* _TASK TO CARRY OUT_
Leave out every picture. Copy exactly the lines from the one holding "Clone this chart" through the one holding "import * as".

---- SUPPLIED ENTRIES

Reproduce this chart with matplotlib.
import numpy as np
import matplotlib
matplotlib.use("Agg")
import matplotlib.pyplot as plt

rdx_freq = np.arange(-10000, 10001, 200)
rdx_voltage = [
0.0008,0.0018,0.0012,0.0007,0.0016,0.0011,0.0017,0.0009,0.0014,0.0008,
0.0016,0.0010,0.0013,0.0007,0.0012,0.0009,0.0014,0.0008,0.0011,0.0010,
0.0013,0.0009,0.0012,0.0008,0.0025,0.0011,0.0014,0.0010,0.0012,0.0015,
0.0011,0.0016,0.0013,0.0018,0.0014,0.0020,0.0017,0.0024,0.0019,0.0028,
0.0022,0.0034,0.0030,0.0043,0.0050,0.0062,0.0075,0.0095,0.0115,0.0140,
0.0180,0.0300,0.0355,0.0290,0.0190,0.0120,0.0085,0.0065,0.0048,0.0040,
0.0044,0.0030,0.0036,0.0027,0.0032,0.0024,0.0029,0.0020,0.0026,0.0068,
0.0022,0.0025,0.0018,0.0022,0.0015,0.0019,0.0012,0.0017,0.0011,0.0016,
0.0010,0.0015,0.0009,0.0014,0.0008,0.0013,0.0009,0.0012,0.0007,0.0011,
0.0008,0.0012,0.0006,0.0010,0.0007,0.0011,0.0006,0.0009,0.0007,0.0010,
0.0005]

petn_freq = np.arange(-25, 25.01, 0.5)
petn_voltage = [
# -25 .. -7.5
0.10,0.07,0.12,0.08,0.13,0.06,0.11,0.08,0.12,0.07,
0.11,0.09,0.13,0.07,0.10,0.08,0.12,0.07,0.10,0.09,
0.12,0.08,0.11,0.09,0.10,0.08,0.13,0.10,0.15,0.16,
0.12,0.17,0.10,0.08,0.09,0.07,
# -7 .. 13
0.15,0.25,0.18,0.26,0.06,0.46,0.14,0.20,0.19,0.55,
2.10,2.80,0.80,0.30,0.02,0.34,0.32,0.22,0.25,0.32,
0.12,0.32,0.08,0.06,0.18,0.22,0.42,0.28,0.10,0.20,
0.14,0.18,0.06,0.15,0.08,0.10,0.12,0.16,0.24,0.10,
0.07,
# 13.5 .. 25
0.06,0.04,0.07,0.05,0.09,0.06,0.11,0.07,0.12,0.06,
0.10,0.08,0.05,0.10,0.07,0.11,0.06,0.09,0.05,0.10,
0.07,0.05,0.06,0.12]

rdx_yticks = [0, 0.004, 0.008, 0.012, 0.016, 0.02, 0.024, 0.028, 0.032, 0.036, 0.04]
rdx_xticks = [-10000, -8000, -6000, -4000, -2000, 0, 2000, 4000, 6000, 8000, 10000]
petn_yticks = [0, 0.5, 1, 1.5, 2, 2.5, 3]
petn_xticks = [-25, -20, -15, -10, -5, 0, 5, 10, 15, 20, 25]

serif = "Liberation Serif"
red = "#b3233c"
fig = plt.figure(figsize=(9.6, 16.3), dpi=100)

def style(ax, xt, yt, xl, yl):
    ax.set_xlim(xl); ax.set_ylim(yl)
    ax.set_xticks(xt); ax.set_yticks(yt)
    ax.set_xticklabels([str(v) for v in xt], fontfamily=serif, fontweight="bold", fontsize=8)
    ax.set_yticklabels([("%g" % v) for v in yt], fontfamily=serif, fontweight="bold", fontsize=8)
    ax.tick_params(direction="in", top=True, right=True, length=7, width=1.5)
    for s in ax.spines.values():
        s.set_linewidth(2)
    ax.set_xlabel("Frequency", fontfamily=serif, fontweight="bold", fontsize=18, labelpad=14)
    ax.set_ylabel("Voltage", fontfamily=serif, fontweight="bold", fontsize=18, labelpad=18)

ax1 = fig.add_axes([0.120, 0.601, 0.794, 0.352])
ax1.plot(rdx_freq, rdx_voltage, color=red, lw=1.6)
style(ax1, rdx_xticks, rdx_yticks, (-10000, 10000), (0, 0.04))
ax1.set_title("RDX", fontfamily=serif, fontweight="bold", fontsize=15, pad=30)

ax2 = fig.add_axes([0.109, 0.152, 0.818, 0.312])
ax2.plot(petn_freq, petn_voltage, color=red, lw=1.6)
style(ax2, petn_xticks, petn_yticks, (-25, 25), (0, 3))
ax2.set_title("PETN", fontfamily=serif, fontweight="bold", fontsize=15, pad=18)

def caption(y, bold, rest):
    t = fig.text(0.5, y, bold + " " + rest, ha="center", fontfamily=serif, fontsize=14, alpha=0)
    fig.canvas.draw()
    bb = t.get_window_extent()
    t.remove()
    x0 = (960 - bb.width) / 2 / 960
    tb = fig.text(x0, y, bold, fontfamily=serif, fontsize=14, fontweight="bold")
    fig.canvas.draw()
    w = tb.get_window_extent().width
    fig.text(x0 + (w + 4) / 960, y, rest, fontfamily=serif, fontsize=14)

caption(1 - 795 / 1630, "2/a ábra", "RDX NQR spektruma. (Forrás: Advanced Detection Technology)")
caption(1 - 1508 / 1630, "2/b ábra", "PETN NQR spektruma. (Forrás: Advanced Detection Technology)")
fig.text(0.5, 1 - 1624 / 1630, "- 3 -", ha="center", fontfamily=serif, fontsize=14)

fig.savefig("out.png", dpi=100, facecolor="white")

--------
---- SUPPLIED ENTRIES

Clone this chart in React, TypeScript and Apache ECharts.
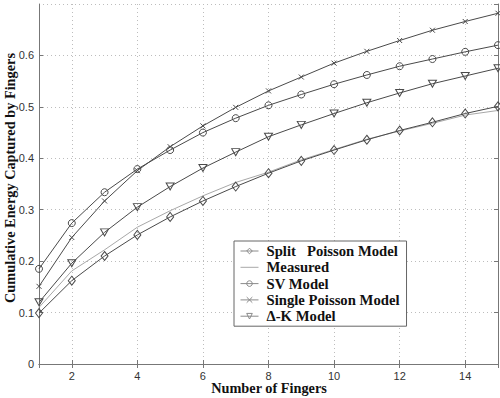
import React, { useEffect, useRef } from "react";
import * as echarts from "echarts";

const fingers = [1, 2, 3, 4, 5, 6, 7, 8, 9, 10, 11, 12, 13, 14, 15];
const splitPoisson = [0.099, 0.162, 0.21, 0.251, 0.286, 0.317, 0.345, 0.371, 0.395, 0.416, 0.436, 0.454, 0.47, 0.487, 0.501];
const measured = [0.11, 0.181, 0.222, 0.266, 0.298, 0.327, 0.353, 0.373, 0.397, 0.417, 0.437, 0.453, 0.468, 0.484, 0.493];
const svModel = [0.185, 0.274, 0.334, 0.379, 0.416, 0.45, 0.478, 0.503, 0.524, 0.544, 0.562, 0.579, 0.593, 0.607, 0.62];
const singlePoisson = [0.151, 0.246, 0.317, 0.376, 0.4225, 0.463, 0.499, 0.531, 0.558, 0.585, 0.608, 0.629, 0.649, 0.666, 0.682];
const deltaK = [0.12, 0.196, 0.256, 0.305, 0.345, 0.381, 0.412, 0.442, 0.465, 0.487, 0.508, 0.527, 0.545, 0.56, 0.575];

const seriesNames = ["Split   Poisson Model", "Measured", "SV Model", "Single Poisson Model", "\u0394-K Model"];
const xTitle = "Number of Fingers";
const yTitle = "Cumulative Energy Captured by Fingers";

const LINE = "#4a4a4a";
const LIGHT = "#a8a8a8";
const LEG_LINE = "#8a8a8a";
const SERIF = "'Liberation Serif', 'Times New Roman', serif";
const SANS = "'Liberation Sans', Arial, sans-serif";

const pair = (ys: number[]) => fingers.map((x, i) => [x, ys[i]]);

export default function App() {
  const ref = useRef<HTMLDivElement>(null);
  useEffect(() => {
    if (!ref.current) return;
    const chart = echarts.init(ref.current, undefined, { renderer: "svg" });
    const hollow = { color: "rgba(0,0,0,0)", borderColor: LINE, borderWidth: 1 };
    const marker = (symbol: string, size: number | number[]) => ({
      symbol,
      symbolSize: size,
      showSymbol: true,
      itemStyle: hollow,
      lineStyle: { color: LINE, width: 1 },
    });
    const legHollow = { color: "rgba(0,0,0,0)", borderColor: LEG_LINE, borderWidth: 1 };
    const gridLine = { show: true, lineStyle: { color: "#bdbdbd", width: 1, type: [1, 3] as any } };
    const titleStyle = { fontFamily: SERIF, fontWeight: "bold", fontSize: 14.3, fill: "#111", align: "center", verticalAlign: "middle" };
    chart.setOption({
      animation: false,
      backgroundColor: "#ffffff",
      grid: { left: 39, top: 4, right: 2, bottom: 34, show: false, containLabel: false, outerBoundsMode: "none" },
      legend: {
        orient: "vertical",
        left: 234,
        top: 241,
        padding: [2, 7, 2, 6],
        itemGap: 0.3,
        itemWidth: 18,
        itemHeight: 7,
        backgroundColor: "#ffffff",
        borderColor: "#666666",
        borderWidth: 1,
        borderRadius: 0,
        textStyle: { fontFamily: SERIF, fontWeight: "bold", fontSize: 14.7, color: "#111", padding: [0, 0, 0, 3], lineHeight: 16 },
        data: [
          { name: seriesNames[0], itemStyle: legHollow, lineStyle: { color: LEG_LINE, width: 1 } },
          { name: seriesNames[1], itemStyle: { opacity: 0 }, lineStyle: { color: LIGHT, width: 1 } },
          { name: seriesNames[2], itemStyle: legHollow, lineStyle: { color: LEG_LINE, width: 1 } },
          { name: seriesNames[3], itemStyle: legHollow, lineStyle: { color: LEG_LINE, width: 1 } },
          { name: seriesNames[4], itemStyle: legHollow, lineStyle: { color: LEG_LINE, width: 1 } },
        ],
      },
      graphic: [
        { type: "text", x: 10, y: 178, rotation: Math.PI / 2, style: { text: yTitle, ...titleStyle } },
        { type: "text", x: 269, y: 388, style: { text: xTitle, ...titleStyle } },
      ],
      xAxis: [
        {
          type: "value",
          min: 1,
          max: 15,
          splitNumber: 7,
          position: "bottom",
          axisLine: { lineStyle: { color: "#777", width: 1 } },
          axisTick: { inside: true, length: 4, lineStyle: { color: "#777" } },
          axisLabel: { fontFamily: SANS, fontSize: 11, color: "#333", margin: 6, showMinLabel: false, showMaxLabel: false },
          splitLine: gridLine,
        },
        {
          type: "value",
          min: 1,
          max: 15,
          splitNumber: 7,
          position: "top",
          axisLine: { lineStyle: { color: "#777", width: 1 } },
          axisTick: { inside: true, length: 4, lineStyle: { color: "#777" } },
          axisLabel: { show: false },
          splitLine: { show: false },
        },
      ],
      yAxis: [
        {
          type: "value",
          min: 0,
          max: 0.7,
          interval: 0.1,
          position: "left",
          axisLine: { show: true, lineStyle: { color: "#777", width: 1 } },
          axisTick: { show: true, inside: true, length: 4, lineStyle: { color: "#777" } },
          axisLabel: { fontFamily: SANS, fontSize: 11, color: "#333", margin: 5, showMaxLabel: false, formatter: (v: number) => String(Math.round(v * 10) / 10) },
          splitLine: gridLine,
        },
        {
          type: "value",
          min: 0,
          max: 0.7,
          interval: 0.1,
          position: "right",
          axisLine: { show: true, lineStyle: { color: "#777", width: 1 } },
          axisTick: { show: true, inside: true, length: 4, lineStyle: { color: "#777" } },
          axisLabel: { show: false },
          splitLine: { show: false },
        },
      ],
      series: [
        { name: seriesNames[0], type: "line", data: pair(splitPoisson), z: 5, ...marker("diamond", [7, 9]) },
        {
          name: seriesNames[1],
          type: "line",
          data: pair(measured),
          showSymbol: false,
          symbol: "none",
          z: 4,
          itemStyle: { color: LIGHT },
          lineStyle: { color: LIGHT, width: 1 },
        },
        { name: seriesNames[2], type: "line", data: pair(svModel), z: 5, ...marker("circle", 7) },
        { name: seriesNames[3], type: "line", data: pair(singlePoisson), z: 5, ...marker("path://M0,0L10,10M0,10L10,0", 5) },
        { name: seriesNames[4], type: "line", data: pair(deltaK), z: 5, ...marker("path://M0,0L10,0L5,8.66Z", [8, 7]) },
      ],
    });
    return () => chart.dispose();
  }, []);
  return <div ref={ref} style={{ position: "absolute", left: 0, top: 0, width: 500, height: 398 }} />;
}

--------

* _WRITTEN ANSWER_
Clone this chart in React, TypeScript and Apache ECharts.
import React, { useEffect, useRef } from "react";
import * as echarts from "echarts";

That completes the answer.